The church is best known for its trompe l'œil frescoesspanning the ceiling (1685) by Andrea Pozzo. The painting, of 17 m of diameter, is devised in order to make the observer, if looking from a spot marked by a golden disc set into the floor of the nave, see a lofty vaulted roof decorated by statues, while in fact the ceiling is flat. Another spot a little distance towards the altar marks a spot for ideal viewing of a second painting above the crossing, which gives a fine effect of a dome. It is said that the residents of the neighborhood where Sant'Ignazio was built didn't want a rather large dome blocking their sun, and therefore a pictorial illusion was provided.
The paintings represent the admission of Ignatius into paradise. He is welcomed by Christ and the Blessed Virgin. The figures around him represent the four continents.
The Baroque altars with scenes from the life of St Ignatius, in the apse, are also by Pozzo. They house the relics of St. Luigi Gonzaga and of St. John Berchmans.

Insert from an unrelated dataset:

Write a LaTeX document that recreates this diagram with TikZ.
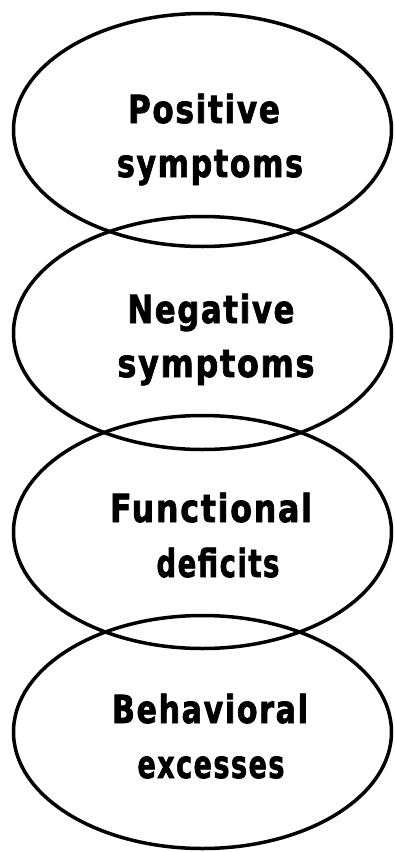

The stuccoed frieze with Angels, running over the arcades of the nave, is by Alessandro Algardi.
Other artworks in the church include the marble relief depicting a three dimensional Saint Aloyzius Gonzaga in Glory (1698-99) by the French Pierre Legros and a huge statue of St. Ignatius, in stucco, by Camillo Rusconi (1728). The church houses also the tombs of Pope Gregory XV also by LeGros, completed in the late seventeenth century (over 60 years after Gregory's death), and of Cardinal Bellarmine.